▸ Task directions
Please transcribe the listing below in full and word for word, without its pictures.
________________________________________
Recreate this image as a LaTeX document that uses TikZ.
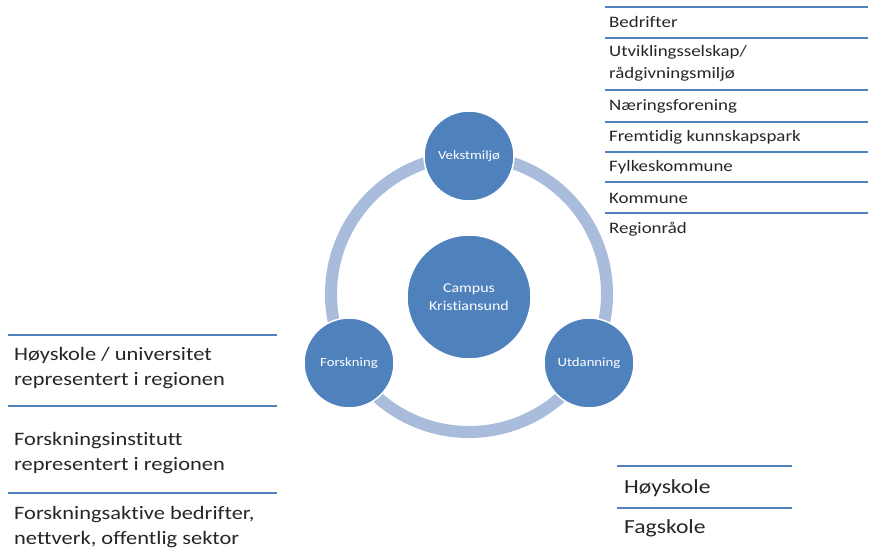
\documentclass[tikz,border=0pt]{standalone}
\usepackage{fontspec}
\setmainfont[FakeStretch=1.18, Ligatures=NoCommon]{Carlito}
\definecolor{hubblue}{HTML}{4F81BD}
\definecolor{ringblue}{HTML}{A9BCDC}
\definecolor{inktext}{HTML}{262626}
\tikzset{
  sep/.style={hubblue, line width=2.6pt},
  hub/.style={circle, fill=hubblue, draw=white, line width=1.5pt, text=white, align=center, inner sep=0pt, minimum size=90pt, font=\fontsize{12.5}{15}\selectfont},
  item/.style={anchor=west, align=left, inner sep=0pt, text=inktext},
}
\begin{document}
\begin{tikzpicture}[x=1pt,y=-1pt]
	\useasboundingbox (0,0) rectangle (869,551);
	\draw[ringblue, line width=12pt] (469,294) circle (138pt);
	\node[hub, minimum size=124pt, font=\fontsize{13.5}{18}\selectfont] (campus) at (469,297) {Campus\\Kristiansund};
	\node[hub] (vekst) at (469,156) {Vekstmiljø};
	\node[hub] (forsk) at (349,363) {Forskning};
	\node[hub] (utdan) at (589,363) {Utdanning};
	% right list
	\draw[sep] (605,7) -- (868,7);
	\draw[sep] (605,38) -- (868,38);
	\draw[sep] (605,90) -- (868,90);
	\draw[sep] (605,122) -- (868,122);
	\draw[sep] (605,152) -- (868,152);
	\draw[sep] (605,182) -- (868,182);
	\draw[sep] (605,213) -- (868,213);
	\begin{scope}[every node/.style={item, font=\fontsize{16}{22}\selectfont}]
	\node (bedr) at (609,22) {Bedrifter};
	\node (utvikl) at (609,63) {Utviklingsselskap/\\rådgivningsmiljø};
	\node (naering) at (609,106) {Næringsforening};
	\node (fremtid) at (609,137) {Fremtidig kunnskapspark};
	\node (fylke) at (609,167) {Fylkeskommune};
	\node (kommune) at (609,198) {Kommune};
	\node (region) at (609,229) {Regionråd};
	\end{scope}
	% left list
	\draw[sep] (8,335) -- (277,335);
	\draw[sep] (8,406) -- (277,406);
	\draw[sep] (8,493) -- (277,493);
	\begin{scope}[every node/.style={item, font=\fontsize{19}{25}\selectfont}]
	\node (hoyuni) at (14,368) {Høyskole / universitet\\representert i regionen};
	\node (instit) at (14,453) {Forskningsinstitutt\\representert i regionen};
	\node (aktive) at (14,527) {Forskningsaktive bedrifter,\\nettverk, offentlig sektor};
	\end{scope}
	% bottom right
	\draw[sep] (617,466) -- (792,466);
	\draw[sep] (617,508) -- (792,508);
	\node[item, font=\fontsize{20}{24}\selectfont] (hoysk) at (624,488) {Høyskole};
	\node[item, font=\fontsize{20}{24}\selectfont] (fagsk) at (624,528) {Fagskole};
\end{tikzpicture}
\end{document}
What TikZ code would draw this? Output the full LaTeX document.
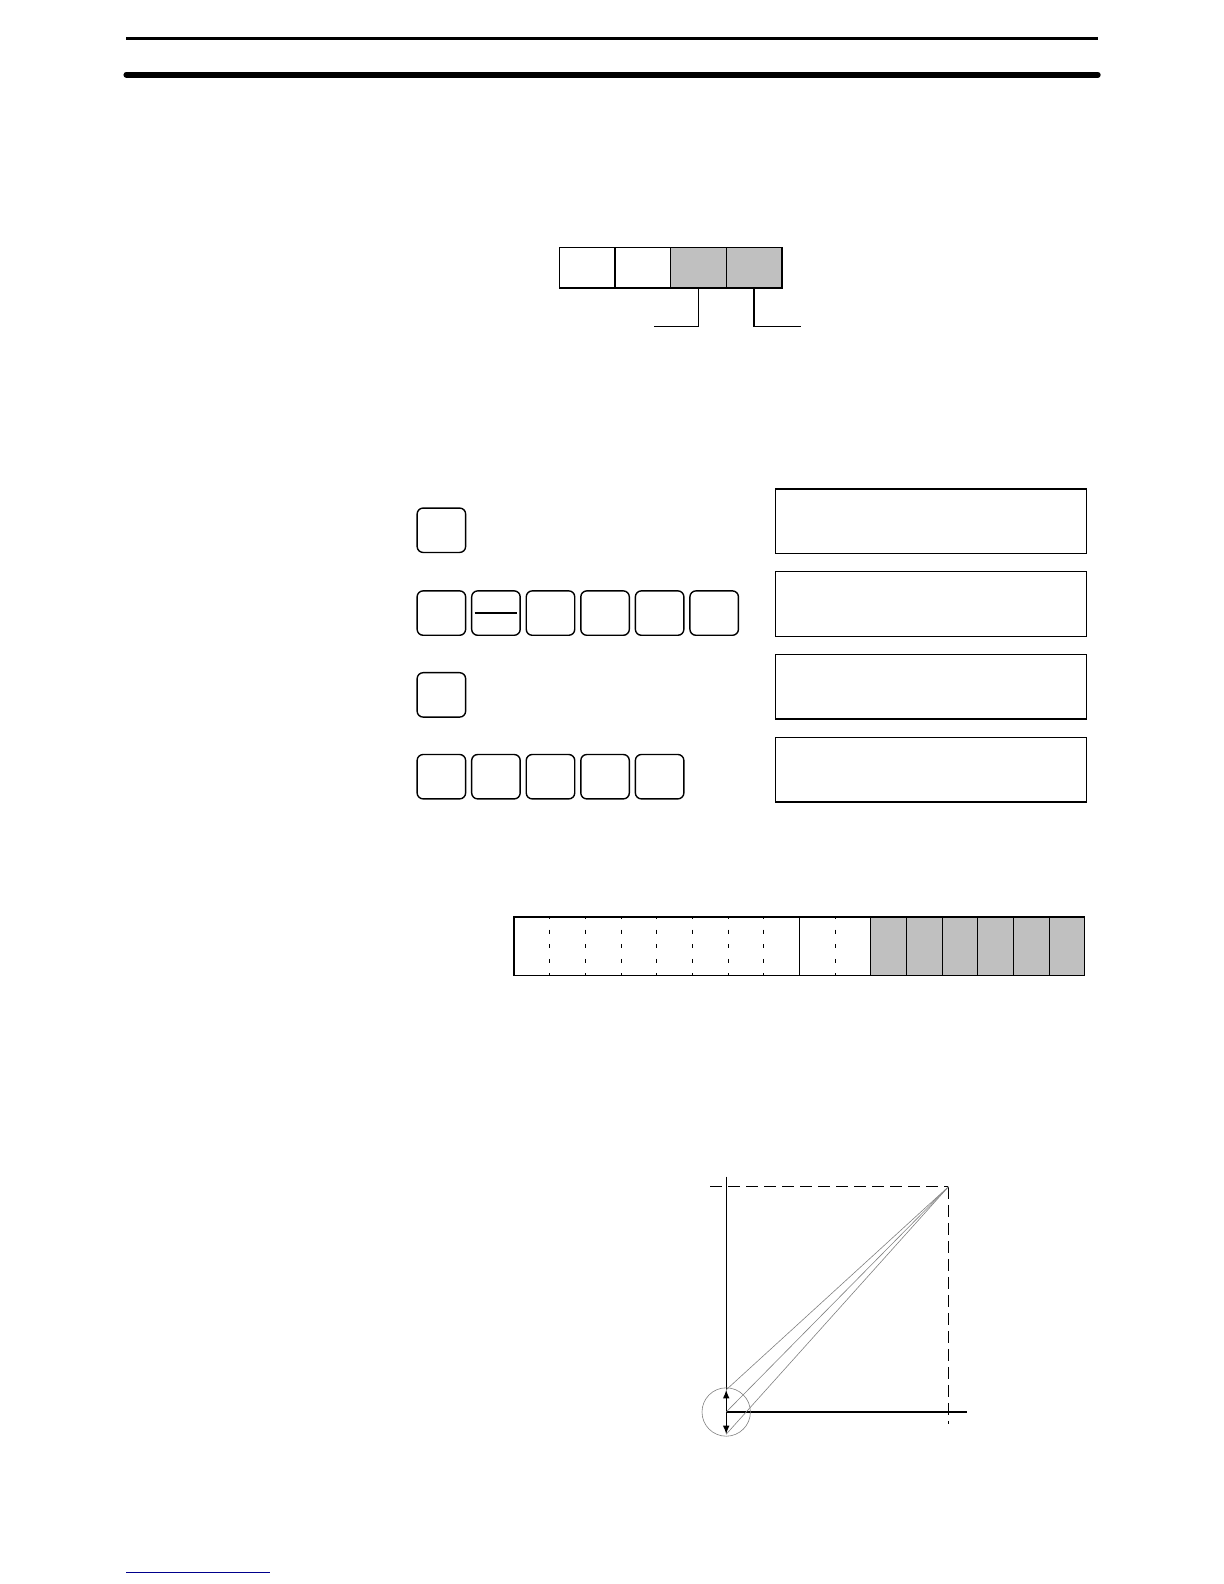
\documentclass[tikz,border=0pt]{standalone}
\usepackage{tikz}
\usetikzlibrary{positioning}
\usetikzlibrary{arrows}
\usetikzlibrary{calc}
\definecolor{cellgray}{RGB}{192,192,192}
\definecolor{linkblue}{RGB}{0,0,140}
\tikzset{x=0.505pt, y=-0.505pt,
every node/.style={ % No text, so no padding
inner sep=0pt,
outer sep=0pt},
cell/.style={draw, line width=0.7pt, minimum width=27.8pt, minimum height=20.2pt},
key/.style={draw, line width=0.7pt, rounded corners=3pt, minimum width=24.25pt, minimum height=22.2pt},
display/.style={draw, line width=0.7pt, minimum width=155.5pt, minimum height=32.3pt},
word/.style={minimum width=285.3pt, minimum height=29.3pt},
bitdash/.style={line width=0.4pt, dash pattern=on 2pt off 5.3pt, dash phase=1pt},
guide/.style={line width=0.7pt, dash pattern=on 6pt off 3pt},
ray/.style={gray, line width=0.3pt}}

\begin{document}
\begin{tikzpicture}
\useasboundingbox (0pt,0pt) rectangle (612pt,-792pt);
% page rules
\draw[line width=1.25pt] (125,38) -- (1087,38);
\draw[line width=2.8pt, line cap=round] (125,74) -- (1087,74);
\draw[linkblue, line width=0.6pt] (125,1557) -- (267,1557);

% four digit register
\node[cell] (r1) at (581.5,265) {};
\node[cell, right=0pt of r1] (r2) {};
\node[cell, fill=cellgray, right=0pt of r2] (r3) {};
\node[cell, fill=cellgray, right=0pt of r3] (r4) {};
\coordinate (l1) at (648,323);
\coordinate (l2) at (793,323);
\draw[line width=0.7pt] (r3.south) |- (l1);
\draw[line width=0.7pt] (r4.south) |- (l2);

% key sequences
\node[key] (k11) at (437,525) {};
\node[key] (k21) at (437,607) {};
\foreach \i [count=\j from 2] in {1,...,5}
  \node[key, right=3.03pt of k2\i] (k2\j) {};
\draw[line width=0.7pt] ([xshift=1.5pt]k22.west) -- ([xshift=-1.5pt]k22.east);
\node[key] (k31) at (437,688) {};
\node[key] (k41) at (437,769) {};
\foreach \i [count=\j from 2] in {1,...,4}
  \node[key, right=3.03pt of k4\i] (k4\j) {};

% displays
\node[display] (d1) at (922,516) {};
\node[display, below=9.1pt of d1] (d2) {};
\node[display, below=9.1pt of d2] (d3) {};
\node[display, below=9.1pt of d3] (d4) {};

% sixteen bit word
\node[word] (w) at (791.5,937) {};
\fill[cellgray] ($(w.north west)!10/16!(w.north east)$) rectangle (w.south east);
\foreach \i in {1,...,7,9}
  \draw[bitdash] ($(w.north west)!\i/16!(w.north east)$) -- ($(w.south west)!\i/16!(w.south east)$);
\foreach \i in {8,10,11,...,15}
  \draw[line width=0.5pt] ($(w.north west)!\i/16!(w.north east)$) -- ($(w.south west)!\i/16!(w.south east)$);
\draw[line width=0.7pt] (w.north west) rectangle (w.south east);

% graph
\coordinate (O) at (719,1398);
\coordinate (ytop) at (719,1165);
\coordinate (xend) at (957,1398);
\coordinate (P) at (939,1175);
\coordinate (hl) at (703,1175);
\coordinate (vb) at (939,1410);
\coordinate (A) at (719,1376);
\coordinate (B) at (719,1420);
\draw[guide] (hl) -- (P);
\draw[guide] (P) -- (vb);
\draw[line width=0.7pt] (ytop) -- (A);
\draw[line width=0.7pt] (O) -- (xend);
\draw[latex-latex, line width=0.5pt] (A) -- (B);
\draw[ray] (P) -- (A);
\draw[ray] (P) -- (O);
\draw[ray] (P) -- (B);
\draw[ray] (O) circle (12.1pt);
\end{tikzpicture}
\end{document}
________________________________________
▸ Answer below
Recreate this image as a LaTeX document that uses TikZ.
\documentclass[tikz,border=0pt]{standalone}
\usepackage{fontspec}
\setmainfont[FakeStretch=1.18, Ligatures=NoCommon]{Carlito}
\definecolor{hubblue}{HTML}{4F81BD}
\definecolor{ringblue}{HTML}{A9BCDC}
\definecolor{inktext}{HTML}{262626}
\tikzset{
  sep/.style={hubblue, line width=2.6pt},
  hub/.style={circle, fill=hubblue, draw=white, line width=1.5pt, text=white, align=center, inner sep=0pt, minimum size=90pt, font=\fontsize{12.5}{15}\selectfont},
  item/.style={anchor=west, align=left, inner sep=0pt, text=inktext},
}
\begin{document}
\begin{tikzpicture}[x=1pt,y=-1pt]
	\useasboundingbox (0,0) rectangle (869,551);
	\draw[ringblue, line width=12pt] (469,294) circle (138pt);
	\node[hub, minimum size=124pt, font=\fontsize{13.5}{18}\selectfont] (campus) at (469,297) {Campus\\Kristiansund};
	\node[hub] (vekst) at (469,156) {Vekstmiljø};
	\node[hub] (forsk) at (349,363) {Forskning};
	\node[hub] (utdan) at (589,363) {Utdanning};
	% right list
	\draw[sep] (605,7) -- (868,7);
	\draw[sep] (605,38) -- (868,38);
	\draw[sep] (605,90) -- (868,90);
	\draw[sep] (605,122) -- (868,122);
	\draw[sep] (605,152) -- (868,152);
	\draw[sep] (605,182) -- (868,182);
	\draw[sep] (605,213) -- (868,213);
	\begin{scope}[every node/.style={item, font=\fontsize{16}{22}\selectfont}]
	\node (bedr) at (609,22) {Bedrifter};
	\node (utvikl) at (609,63) {Utviklingsselskap/\\rådgivningsmiljø};
	\node (naering) at (609,106) {Næringsforening};
	\node (fremtid) at (609,137) {Fremtidig kunnskapspark};
	\node (fylke) at (609,167) {Fylkeskommune};
	\node (kommune) at (609,198) {Kommune};
	\node (region) at (609,229) {Regionråd};
	\end{scope}
	% left list
	\draw[sep] (8,335) -- (277,335);
	\draw[sep] (8,406) -- (277,406);
	\draw[sep] (8,493) -- (277,493);
	\begin{scope}[every node/.style={item, font=\fontsize{19}{25}\selectfont}]
	\node (hoyuni) at (14,368) {Høyskole / universitet\\representert i regionen};
	\node (instit) at (14,453) {Forskningsinstitutt\\representert i regionen};
	\node (aktive) at (14,527) {Forskningsaktive bedrifter,\\nettverk, offentlig sektor};
	\end{scope}
	% bottom right
	\draw[sep] (617,466) -- (792,466);
	\draw[sep] (617,508) -- (792,508);
	\node[item, font=\fontsize{20}{24}\selectfont] (hoysk) at (624,488) {Høyskole};
	\node[item, font=\fontsize{20}{24}\selectfont] (fagsk) at (624,528) {Fagskole};
\end{tikzpicture}
\end{document}
What TikZ code would draw this? Output the full LaTeX document.
\documentclass[tikz,border=0pt]{standalone}
\usepackage{tikz}
\usetikzlibrary{positioning}
\usetikzlibrary{arrows}
\usetikzlibrary{calc}
\definecolor{cellgray}{RGB}{192,192,192}
\definecolor{linkblue}{RGB}{0,0,140}
\tikzset{x=0.505pt, y=-0.505pt,
every node/.style={ % No text, so no padding
inner sep=0pt,
outer sep=0pt},
cell/.style={draw, line width=0.7pt, minimum width=27.8pt, minimum height=20.2pt},
key/.style={draw, line width=0.7pt, rounded corners=3pt, minimum width=24.25pt, minimum height=22.2pt},
display/.style={draw, line width=0.7pt, minimum width=155.5pt, minimum height=32.3pt},
word/.style={minimum width=285.3pt, minimum height=29.3pt},
bitdash/.style={line width=0.4pt, dash pattern=on 2pt off 5.3pt, dash phase=1pt},
guide/.style={line width=0.7pt, dash pattern=on 6pt off 3pt},
ray/.style={gray, line width=0.3pt}}

\begin{document}
\begin{tikzpicture}
\useasboundingbox (0pt,0pt) rectangle (612pt,-792pt);
% page rules
\draw[line width=1.25pt] (125,38) -- (1087,38);
\draw[line width=2.8pt, line cap=round] (125,74) -- (1087,74);
\draw[linkblue, line width=0.6pt] (125,1557) -- (267,1557);

% four digit register
\node[cell] (r1) at (581.5,265) {};
\node[cell, right=0pt of r1] (r2) {};
\node[cell, fill=cellgray, right=0pt of r2] (r3) {};
\node[cell, fill=cellgray, right=0pt of r3] (r4) {};
\coordinate (l1) at (648,323);
\coordinate (l2) at (793,323);
\draw[line width=0.7pt] (r3.south) |- (l1);
\draw[line width=0.7pt] (r4.south) |- (l2);

% key sequences
\node[key] (k11) at (437,525) {};
\node[key] (k21) at (437,607) {};
\foreach \i [count=\j from 2] in {1,...,5}
  \node[key, right=3.03pt of k2\i] (k2\j) {};
\draw[line width=0.7pt] ([xshift=1.5pt]k22.west) -- ([xshift=-1.5pt]k22.east);
\node[key] (k31) at (437,688) {};
\node[key] (k41) at (437,769) {};
\foreach \i [count=\j from 2] in {1,...,4}
  \node[key, right=3.03pt of k4\i] (k4\j) {};

% displays
\node[display] (d1) at (922,516) {};
\node[display, below=9.1pt of d1] (d2) {};
\node[display, below=9.1pt of d2] (d3) {};
\node[display, below=9.1pt of d3] (d4) {};

% sixteen bit word
\node[word] (w) at (791.5,937) {};
\fill[cellgray] ($(w.north west)!10/16!(w.north east)$) rectangle (w.south east);
\foreach \i in {1,...,7,9}
  \draw[bitdash] ($(w.north west)!\i/16!(w.north east)$) -- ($(w.south west)!\i/16!(w.south east)$);
\foreach \i in {8,10,11,...,15}
  \draw[line width=0.5pt] ($(w.north west)!\i/16!(w.north east)$) -- ($(w.south west)!\i/16!(w.south east)$);
\draw[line width=0.7pt] (w.north west) rectangle (w.south east);

% graph
\coordinate (O) at (719,1398);
\coordinate (ytop) at (719,1165);
\coordinate (xend) at (957,1398);
\coordinate (P) at (939,1175);
\coordinate (hl) at (703,1175);
\coordinate (vb) at (939,1410);
\coordinate (A) at (719,1376);
\coordinate (B) at (719,1420);
\draw[guide] (hl) -- (P);
\draw[guide] (P) -- (vb);
\draw[line width=0.7pt] (ytop) -- (A);
\draw[line width=0.7pt] (O) -- (xend);
\draw[latex-latex, line width=0.5pt] (A) -- (B);
\draw[ray] (P) -- (A);
\draw[ray] (P) -- (O);
\draw[ray] (P) -- (B);
\draw[ray] (O) circle (12.1pt);
\end{tikzpicture}
\end{document}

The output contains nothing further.